At the company’s orchards near Othello, Washington, they planted some 9.5 acres of seeds for native plants and grasses that serve at least one of three roles: pollinator habitat, butterfly habitat or conservation biocontrol for beneficial species. Among those planted: blue flax, blanketflower, arrowleaf balsamroot, and bluebunch wheatgrass.

Zirkle entomologist and agricultural consultant Teah Smith aims to expand the conservation effort at several more of the company’s orchards this year, not just to improve habitat and orchard health but, ultimately, the bottom line.

A study in Michigan showed similar plantings resulted in increased yield, adding $586 per acre in revenue to the grower, she said.

“The other thing about these plantings is that native pollinators can withstand much more than honeybees — rain, colder temps, higher temps,” she said. In addition, “honeybees will actually go more toward the highest blooming trees, while native bees will visit the block more evenly.”

Smith hopes to track yields in blocks where the pollinator habitat has been planted, while also keeping tabs on pollinators and beneficial insects.

Kitty Bolte of Xerces Society takes a break in Othello with the shrubs for Zirkle’s hedgerow planting at an orchard in Washington’s Kittitas County. (Courtesy Teah Smith/Zirkle Fruit Co.)
Kitty Bolte of Xerces Society takes a break in Othello with the shrubs for Zirkle’s hedgerow planting at an orchard in Washington’s Kittitas County. (Courtesy Teah Smith/Zirkle Fruit Co.)

“Where I really want to see us commit is where we are transitioning blocks,” she said. “If that block is going organic, we have that boost to bring in pollinators and beneficials.”

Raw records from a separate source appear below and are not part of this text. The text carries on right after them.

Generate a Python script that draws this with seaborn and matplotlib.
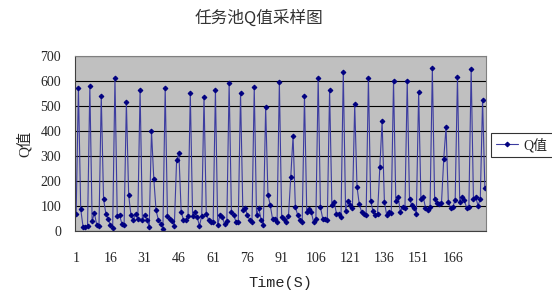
import matplotlib
matplotlib.use("Agg")
import matplotlib.pyplot as plt
import seaborn as sns
import pandas as pd
import numpy as np

title = "任务池Q值采样图"
x_label = "Time(S)"
y_label = "Q值"
series_name = "Q值"

q_values = [
    67, 571, 88, 18, 15, 22, 581, 40, 72, 25,
    20, 540, 128, 70, 48, 24, 13, 613, 61, 64,
    30, 24, 517, 144, 64, 44, 67, 48, 564, 45,
    65, 45, 17, 400, 210, 83, 45, 30, 10, 573,
    60, 49, 40, 20, 284, 311, 77, 44, 44, 60,
    551, 60, 77, 57, 20, 60, 535, 70, 44, 37,
    35, 564, 24, 64, 57, 27, 40, 593, 77, 64,
    37, 37, 553, 84, 91, 64, 44, 37, 575, 64,
    91, 44, 24, 496, 144, 104, 49, 49, 37, 597,
    57, 48, 37, 61, 217, 381, 98, 64, 44, 35,
    541, 77, 88, 75, 35, 50, 614, 95, 49, 48,
    44, 564, 104, 117, 70, 70, 55, 637, 81, 120,
    104, 93, 507, 177, 107, 77, 70, 66, 613, 120,
    80, 66, 70, 257, 440, 117, 64, 77, 73, 600,
    120, 137, 77, 97, 91, 600, 128, 104, 93, 70,
    555, 128, 137, 93, 84, 97, 651, 127, 111, 107,
    111, 290, 417, 117, 93, 97, 124, 617, 117, 137,
    124, 93, 97, 648, 128, 137, 101, 128, 524, 171,
]
time_s = list(range(1, len(q_values) + 1))
x_tick_labels = [str(t) for t in range(1, len(q_values) + 1, 15)]
y_ticks = [0, 100, 200, 300, 400, 500, 600, 700]

df = pd.DataFrame({"Time": time_s, "Q": q_values})

sns.set_style("white")
plt.rcParams["font.family"] = ["Liberation Serif", "Noto Sans CJK SC", "DejaVu Sans"]

fig = plt.figure(figsize=(5.52, 2.96), dpi=100)
ax = fig.add_axes([75 / 552, 1 - 231 / 296, 411 / 552, 175 / 296])
ax.set_facecolor("#C0C0C0")

sns.lineplot(data=df, x="Time", y="Q", ax=ax, color="#3C3CA0", linewidth=0.8,
             marker="D", markersize=2.4, markeredgecolor="#000080",
             markerfacecolor="#000080", label=series_name, legend=False)

ax.set_xlim(0.5, len(q_values) + 0.5)
ax.set_ylim(0, 700)
ax.set_yticks(y_ticks)
ax.set_yticklabels([str(v) for v in y_ticks], fontsize=10)
ax.set_xticks([int(t) for t in x_tick_labels])
ax.set_xticklabels(x_tick_labels, fontsize=10)
ax.set_xticks(np.arange(0.5, len(q_values) + 1, 1), minor=True)
ax.tick_params(axis="x", which="major", length=0, pad=15)
ax.tick_params(axis="x", which="minor", length=3.5, width=0.6, direction="out", color="#404040")
ax.tick_params(axis="y", which="major", length=4, width=0.8, direction="out", pad=6)
ax.grid(axis="y", color="black", linewidth=0.8)
ax.grid(axis="x", visible=False)
ax.set_axisbelow(True)
for s in ["top", "right"]:
    ax.spines[s].set_color("#808080")
    ax.spines[s].set_linewidth(0.8)
for s in ["left", "bottom"]:
    ax.spines[s].set_color("#404040")
    ax.spines[s].set_linewidth(0.8)

ax.set_xlabel(x_label, fontsize=11, family=["Liberation Mono", "Noto Sans CJK SC"], labelpad=8)
ax.set_ylabel(y_label, fontsize=11, family=["Liberation Serif", "Noto Sans CJK SC"], labelpad=6)

fig.text(259 / 552, 1 - 18 / 296, title, fontsize=12, ha="center", va="center",
         color="#333333", family=["Noto Sans CJK SC", "DejaVu Sans"])

handles, labels = ax.get_legend_handles_labels()
leg = fig.legend(handles, labels, loc="center left", bbox_to_anchor=(491 / 552, 1 - 145 / 296),
                 frameon=True, fancybox=False, fontsize=10, handlelength=1.6,
                 borderpad=0.35, handletextpad=0.4, borderaxespad=0)
leg.get_frame().set_edgecolor("black")
leg.get_frame().set_linewidth(0.8)
for t in leg.get_texts():
    t.set_family(["Liberation Serif", "Noto Sans CJK SC"])

fig.savefig("out.png", dpi=100, facecolor="white")
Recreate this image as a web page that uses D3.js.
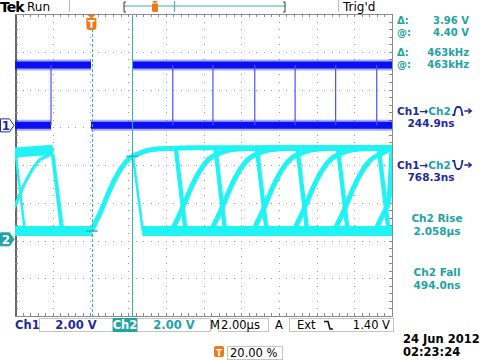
<!DOCTYPE html>
<html>
<head>
<meta charset="utf-8">
<script src="https://cdn.jsdelivr.net/npm/d3@7"></script>
<style>
  body { margin: 0; background: #fff; }
  svg { display: block; }
  text { font-family: "DejaVu Sans", sans-serif; }
</style>
</head>
<body>
<svg id="scope" width="480" height="360"></svg>
<script>
// timebase in µs (2 µs/div, trigger at 20 %), volts at 2 V/div
const timeDomain = [-4, 16];
const ch1Position = 1.05;   // div above centre
const ch2Position = -1.97;
const voltsPerDiv = 2;

// Ch1 levels and persistence spans
const ch1High = 3.2;
const ch1Low = 0;
const ch1HighSpans = [[-4, 0.03], [2.26, 16]];
const ch1LowSpans = [[-4, -2.09], [0.03, 16]];
const ch1Edges = [-2.09, 4.37, 6.5, 8.72, 10.86, 13.01, 15.19];

// Ch2 levels
const ch2High = 4.85;
const ch2Low = 0.44;
const ch2LowSpans = [[-4, 0.1], [2.75, 16]];
const ch2OldHigh = [[-4, 4.6], [-2.0, 4.75]];

// Ch2 rise shape at the first cursor
const riseT = [0, 0.2, 0.42, 0.7, 0.96, 1.4, 1.91, 2.5, 3.1, 4.2, 5.3];
const riseV = [0.44, 0.9, 1.35, 2.0, 2.62, 3.5, 4.21, 4.55, 4.74, 4.82, 4.85];
const riseStarts = [-4.6, 0.07, 4.33, 6.42, 8.65, 10.8, 12.95, 15.12];
const riseEnds = [-1.98, 16, 16, 16, 16, 16, 16, 16];

// Ch2 falling edges
const fallStarts = [-4.0, -2.06, -1.97, 2.26, 4.48, 4.58, 6.58, 6.68, 8.78, 8.88, 10.93, 11.03, 13.08, 13.18, 15.25, 15.35];
const fallTops = [4.85, 4.75, 4.5, 4.4, 4.85, 4.8, 4.85, 4.8, 4.85, 4.8, 4.85, 4.8, 4.85, 4.8, 4.85, 4.8];
const fallTime = 0.52;

// cursors
const cursorTimes = [0.07, 2.23];
const cursorVolts = [0.44, 4.40];

const readouts = [
  ["Δ:", "3.96 V"], ["@:", "4.40 V"], ["Δ:", "463kHz"], ["@:", "463kHz"]
];

const svg = d3.select("#scope");
const C1 = "#0a10f0", C1T = "#1f2a9c", C2 = "#1ff3f3", C2T = "#22a3a3", CUR = "#3ab0b0", ORG = "#f07818";
const FS = 10;

const gLeft = 15, gRight = 392, gTop = 14, gBottom = 316;
const x = d3.scaleLinear().domain(timeDomain).range([gLeft, gRight]);
const xDiv = d3.scaleLinear().domain([0, 10]).range([gLeft, gRight]);
const yDiv = d3.scaleLinear().domain([-4, 4]).range([gBottom, gTop]);
const y1 = v => yDiv(ch1Position + v / voltsPerDiv);
const y2 = v => yDiv(ch2Position + v / voltsPerDiv);

svg.append("clipPath").attr("id", "clip")
  .append("rect").attr("x", gLeft).attr("y", gTop).attr("width", gRight - gLeft).attr("height", gBottom - gTop);

// graticule dots
const grid = svg.append("g").attr("fill", "#9a9a9a");
const steps = d3.range(0, 50.5, 1).map(d => d / 5);
const vsteps = d3.range(0, 40.5, 1).map(d => d / 5);
for (let i = 1; i < 10; i++) {
  grid.selectAll(null).data(vsteps).enter().append("rect")
    .attr("x", Math.round(xDiv(i))).attr("y", d => Math.round(yDiv(d - 4)))
    .attr("width", 1).attr("height", 1);
}
for (let j = 1; j < 8; j++) {
  grid.selectAll(null).data(steps).enter().append("rect")
    .attr("x", d => Math.round(xDiv(d))).attr("y", Math.round(yDiv(j - 4)))
    .attr("width", 1).attr("height", 1);
}

// border with inward ticks
const tickV = d3.range(0, 50.5, 1).map(d => d / 5);
const tickH = d3.range(0, 40.5, 1).map(d => d / 5 - 4);
const axes = svg.append("g").attr("class", "frame");
axes.append("g").attr("transform", `translate(0,${gTop})`)
  .call(d3.axisTop(xDiv).tickValues(tickV).tickSize(-3).tickSizeOuter(0).tickFormat(""));
axes.append("g").attr("transform", `translate(0,${gBottom})`)
  .call(d3.axisBottom(xDiv).tickValues(tickV).tickSize(-3).tickSizeOuter(0).tickFormat(""));
const leftAxis = axes.append("g").attr("transform", `translate(${gLeft},0)`)
  .call(d3.axisLeft(yDiv).tickValues(tickH).tickSize(-3).tickSizeOuter(0).tickFormat(""));
axes.append("g").attr("transform", `translate(${gRight},0)`)
  .call(d3.axisRight(yDiv).tickValues(tickH).tickSize(-3).tickSizeOuter(0).tickFormat(""));
axes.selectAll("path, line").attr("stroke", "#8a8a8a").attr("stroke-width", 1).attr("shape-rendering", "crispEdges");
leftAxis.select(".domain").attr("stroke", "#666").attr("stroke-width", 2);

const plot = svg.append("g").attr("clip-path", "url(#clip)");
const line = d3.line().x(d => x(d[0])).y(d => d[1]);

// Ch1
const ch1 = plot.append("g");
const ch1Bands = ch1HighSpans.map(s => [[s[0], y1(ch1High)], [s[1], y1(ch1High)]])
  .concat(ch1LowSpans.map(s => [[s[0], y1(ch1Low)], [s[1], y1(ch1Low)]]));
ch1.selectAll(".halo").data(ch1Bands).enter().append("path")
  .attr("d", line).attr("stroke", C1).attr("stroke-opacity", 0.35).attr("stroke-width", 11).attr("fill", "none");
ch1.selectAll(".band").data(ch1Bands).enter().append("path")
  .attr("d", line).attr("stroke", C1).attr("stroke-width", 7).attr("fill", "none");
ch1.selectAll(".edge").data(ch1Edges).enter().append("line")
  .attr("x1", d => x(d)).attr("x2", d => x(d))
  .attr("y1", y1(ch1High)).attr("y2", y1(ch1Low))
  .attr("stroke", "#4a50ff").attr("stroke-width", 1.2);

// Ch2
const ch2 = plot.append("g");
const curve = d3.line().x(d => x(d[0])).y(d => y2(d[1])).curve(d3.curveMonotoneX);
const rises = riseStarts.map((s, i) => {
  const pts = riseT.map((t, k) => [s + t, riseV[k]]).filter(p => p[0] <= riseEnds[i]);
  if (pts[pts.length - 1][0] < riseEnds[i]) pts.push([riseEnds[i], ch2High]);
  return pts;
});
const falls = fallStarts.map((s, i) => [[s, fallTops[i]], [s + fallTime, ch2Low]]);
const lows = ch2LowSpans.map(s => [[s[0], ch2Low], [s[1], ch2Low]]);

ch2.selectAll(".low").data(lows.concat([ch2OldHigh])).enter().append("path")
  .attr("d", curve).attr("stroke", C2).attr("stroke-width", 10).attr("fill", "none");
ch2.selectAll(".rise").data(rises).enter().append("path")
  .attr("d", curve).attr("stroke", C2).attr("stroke-width", (d, i) => i === 0 ? 3 : 5).attr("fill", "none");
ch2.selectAll(".fall").data(falls).enter().append("path")
  .attr("d", curve).attr("stroke", C2).attr("stroke-width", 2.5).attr("fill", "none");

// cursors
const cur = plot.append("g");
cur.selectAll(".cur").data(cursorTimes).enter().append("line")
  .attr("x1", d => Math.round(x(d)) + 0.5).attr("x2", d => Math.round(x(d)) + 0.5)
  .attr("y1", gTop).attr("y2", gBottom)
  .attr("stroke", CUR).attr("stroke-width", 1)
  .attr("stroke-dasharray", (d, i) => i === 0 ? "3,2" : null);
cur.selectAll(".mark").data(cursorTimes).enter().append("line")
  .attr("x1", d => x(d) - 6).attr("x2", d => x(d) + 6)
  .attr("y1", (d, i) => y2(cursorVolts[i])).attr("y2", (d, i) => y2(cursorVolts[i]))
  .attr("stroke", CUR).attr("stroke-width", 1.5);

// trigger position marker
const tx = x(0) + 1;
svg.append("path").attr("fill", ORG)
  .attr("d", `M${tx - 4},15 L${tx + 4},15 L${tx},18.5 Z M${tx - 5},18 h10 v9 q0,3 -3,3 h-4 q-3,0 -3,-3 Z`);
svg.append("text").attr("x", tx).attr("y", 27.5).attr("text-anchor", "middle")
  .attr("font-size", 10).attr("font-weight", "bold").attr("fill", "#fff").text("T");

// channel ground markers
function marker(yc, label, fill, stroke, col) {
  svg.append("path").attr("d", `M0.5,${yc - 6.5} h9 l4.5,6.5 l-4.5,6.5 h-9 Z`)
    .attr("fill", fill).attr("stroke", stroke).attr("stroke-width", 1);
  svg.append("text").attr("x", 6).attr("y", yc + 4.5).attr("text-anchor", "middle")
    .attr("font-size", 12).attr("font-weight", "bold").attr("fill", col).text(label);
}
marker(y1(0), "1", "#fff", C1T, C1T);
marker(y2(0), "2", C2T, C2T, "#fff");

// top bar
svg.append("text").attr("x", 0).attr("y", 11.5).attr("font-size", 14).attr("font-weight", "bold")
  .attr("letter-spacing", -1).text("Tek");
svg.append("text").attr("x", 27).attr("y", 11).attr("font-size", 12).text("Run");
svg.append("text").attr("x", 343).attr("y", 11).attr("font-size", 12).text("Trig'd");
svg.append("line").attr("x1", 69.5).attr("x2", 69.5).attr("y1", 0).attr("y2", 12).attr("stroke", "#bbb");
svg.append("line").attr("x1", 338.5).attr("x2", 338.5).attr("y1", 0).attr("y2", 12).attr("stroke", "#bbb");
svg.append("line").attr("x1", 124).attr("x2", 285).attr("y1", 6).attr("y2", 6).attr("stroke", CUR).attr("stroke-width", 1);
svg.append("path").attr("d", "M126,2 h-2 v10 h2 M283,2 h2 v10 h-2").attr("fill", "none").attr("stroke", "#333");
svg.append("line").attr("x1", 174.5).attr("x2", 174.5).attr("y1", 1).attr("y2", 12).attr("stroke", CUR);
svg.append("path").attr("fill", ORG).attr("d", "M152,1 h6 l-3,2.5 Z M152,3.5 h6 v7 q0,1.5 -1.5,1.5 h-3 q-1.5,0 -1.5,-1.5 Z");

// right readouts
const rp = svg.append("g").attr("font-size", FS).attr("font-weight", "bold").attr("fill", C2T);
const rowY = [24, 36, 56, 68];
readouts.forEach((r, i) => {
  rp.append("text").attr("x", 397).attr("y", rowY[i]).text(r[0]);
  rp.append("text").attr("x", 469).attr("y", rowY[i]).attr("text-anchor", "end").text(r[1]);
});

function delayRow(yb, val, rising) {
  const t = svg.append("text").attr("x", 397).attr("y", yb).attr("font-size", FS + 0.5).attr("font-weight", "bold");
  t.append("tspan").attr("fill", C1T).text("Ch1→");
  t.append("tspan").attr("fill", C2T).text("Ch2");
  const w = t.node().getComputedTextLength();
  const gx = 397 + w + 1.5;
  const d = rising
    ? `M${gx},${yb} h2 q1,-8 3,-8 h2 q2,0 3,8 h1`
    : `M${gx},${yb - 8} h2 q1,8 3,8 h2 q2,0 3,-8 h1`;
  svg.append("path").attr("d", d).attr("fill", "none").attr("stroke", C1T).attr("stroke-width", 1.8);
  svg.append("path").attr("d", `M${gx + 12},${yb - 4} h7 M${gx + 16},${yb - 6.5} l3,2.5 l-3,2.5`)
    .attr("fill", "none").attr("stroke", C1T).attr("stroke-width", 1.4);
  svg.append("text").attr("x", 431).attr("y", yb + 12).attr("text-anchor", "middle")
    .attr("font-size", FS + 0.5).attr("font-weight", "bold").attr("fill", C1T).text(val);
}
delayRow(115, "244.9ns", true);
delayRow(169, "768.3ns", false);

const meas = [["Ch2 Rise", "2.058µs", 222], ["Ch2 Fall", "494.0ns", 276]];
meas.forEach(m => {
  rp.append("text").attr("x", 437).attr("y", m[2]).attr("text-anchor", "middle").attr("font-size", FS + 0.5).text(m[0]);
  rp.append("text").attr("x", 437).attr("y", m[2] + 13).attr("text-anchor", "middle").attr("font-size", FS + 0.5).text(m[1]);
});

// bottom bar
const bb = svg.append("g").attr("font-size", 11.5).attr("font-weight", "bold");
const boxes = [[39, 112], [137, 210], [218, 268], [289, 393], [227, 282]];
boxes.forEach((b, i) => {
  const yt = i === 4 ? 346 : 318;
  bb.append("rect").attr("x", b[0] + 0.5).attr("y", yt + 0.5).attr("width", b[1] - b[0]).attr("height", 13)
    .attr("fill", "none").attr("stroke", "#c4c4c4");
});
bb.append("rect").attr("x", 113).attr("y", 318).attr("width", 24).attr("height", 14).attr("fill", C2T);
bb.append("text").attr("x", 15).attr("y", 329).attr("fill", C1T).text("Ch1");
bb.append("text").attr("x", 76).attr("y", 329).attr("text-anchor", "middle").attr("fill", C1T).text("2.00 V");
bb.append("text").attr("x", 125).attr("y", 329).attr("text-anchor", "middle").attr("fill", "#fff").text("Ch2");
bb.append("text").attr("x", 174).attr("y", 329).attr("text-anchor", "middle").attr("fill", C2T).text("2.00 V");
bb.append("text").attr("x", 210).attr("y", 329).attr("font-weight", "normal").text("M");
bb.append("text").attr("x", 221).attr("y", 329).attr("font-weight", "normal").text("2.00µs");
bb.append("text").attr("x", 275).attr("y", 329).attr("font-weight", "normal").text("A");
bb.append("text").attr("x", 297).attr("y", 329).attr("font-weight", "normal").text("Ext");
bb.append("path").attr("d", "M324,321.5 h4 l2,7.5 h3").attr("fill", "none").attr("stroke", "#111").attr("stroke-width", 1.6);
bb.append("text").attr("x", 390).attr("y", 329).attr("text-anchor", "end").attr("font-weight", "normal").text("1.40 V");
bb.append("rect").attr("x", 214).attr("y", 346).attr("width", 10).attr("height", 11).attr("rx", 2).attr("fill", ORG);
bb.append("text").attr("x", 219).attr("y", 355.5).attr("text-anchor", "middle").attr("font-size", 9).attr("fill", "#fff").text("T");
bb.append("text").attr("x", 230).attr("y", 357).attr("font-weight", "normal").text("20.00 %");
bb.append("text").attr("x", 403).attr("y", 343).text("24 Jun  2012");
bb.append("text").attr("x", 403).attr("y", 356).text("02:23:24");
</script>
</body>
</html>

Already, Smith releases beneficial insects to fight certain pests; in an organic Fuji block, for instance, where aphids can wreak havoc, she generally releases ladybird beetle and follows up a week later with lacewing larvae.

She then switches back and forth over, say, a six-week period, ultimately releasing some 5,000 ladybird beetles per acre and 2,000 lacewing larvae per acre.

Improving habitat for those beneficials ensures they stick around, too, she said.

“This is just another tool in our toolbox, especially for organic growers trying to conserve their beneficials and provide more nectar for them,” she said.

General Mills, headquartered in Golden Valley, Minnesota, has contributed $6 million to habitat restoration nationally since 2011. The goal of this five-year, $4 million project is to plant over 100,000 acres of pollinator habitat.

The Zirkle projects were funded specifically through the grant program established by General Mills and offered to growers of the Tree Top cooperative.

Xerces Society hopes to entice more Tree Top growers to participate; however, at the same time, the organization has additional funding through the Natural Resources Conservation Service for other projects that growers might be eligible for, Newell said.